Different suppliers may offer advantages depending on geography, stock availability, processing capability, or pricing structure.
A marketplace unlocks that diversity.
Instead of defaulting to the same supplier relationships, buyers can access a broader network and select the best-fit supplier for each requirement.
That flexibility becomes increasingly valuable in volatile markets.
Speed Has Become a Competitive Advantage
In steel procurement, timing matters.
Delays in sourcing can result in:
- Higher material costs
- Missed stock availability
- Project delays
- Reduced margins
Marketplace platforms reduce friction by streamlining RFQs, centralising communication, and accelerating quote comparison.
What previously took days can often be completed in hours.
Procurement Data Becomes Strategic
One of the biggest long-term advantages of digital marketplaces is data.
Over time, procurement platforms can provide valuable insights into:
- Pricing trends
- Supplier performance
- Lead times
- Demand patterns
This transforms procurement from a purely transactional activity into a more strategic function.
Decisions become driven by real market intelligence rather than limited historical experience alone.
Standardisation Without Losing Flexibility
Steel procurement requires flexibility, but that doesn’t mean processes should remain disorganised.
Marketplace platforms introduce more structure through:
- Standardised RFQs
- Consistent quote formats
- Centralised documentation
- Easier supplier comparison
Importantly, this can be achieved without compromising the ability to manage custom specifications or complex requirements.
Why the Industry Is Changing Now
The steel industry could have adopted digital marketplaces years ago — but the urgency simply wasn’t there.
Today, it is.
Procurement complexity has increased significantly due to:
- Global trade disruption
- Tariffs and carbon regulation
- Supply chain volatility
- Rapid pricing fluctuations
At the same time, buyer expectations have evolved.
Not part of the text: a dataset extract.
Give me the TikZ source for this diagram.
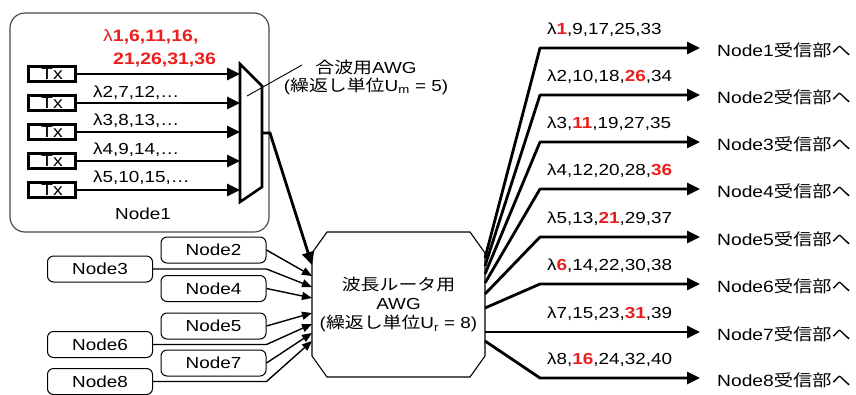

Procurement teams now expect:
- Faster responses
- Greater transparency
- Better market visibility
- More control over sourcing decisions
Traditional procurement models are increasingly unable to deliver on those expectations.
Where STEX Fits Into the Market
STEX applies the marketplace model specifically to steel procurement, built around the realities and complexities of the industry.
The platform enables buyers to:
- Submit requirements quickly
- Receive multiple supplier quotes in one place
- Compare options more efficiently
- Make faster, more informed procurement decisions
For suppliers, STEX creates access to active demand, increases quoting opportunities, and streamlines sales processes.
Importantly, the marketplace model is not about replacing relationships.
It’s about strengthening procurement and sales processes with better tools, greater visibility, and improved efficiency.
Conclusion: The Marketplace Model Fits Steel Perfectly
Not every industry benefits equally from a marketplace model.
Steel does.
Its fragmented structure, price sensitivity, specification-driven purchasing, and time-critical nature make it an ideal candidate for digital transformation.
The question is no longer whether digital marketplaces will become part of steel procurement.
The real question is how quickly the industry will adapt.
And as the market continues to evolve, the businesses that move first are likely to gain the greatest competitive advantage.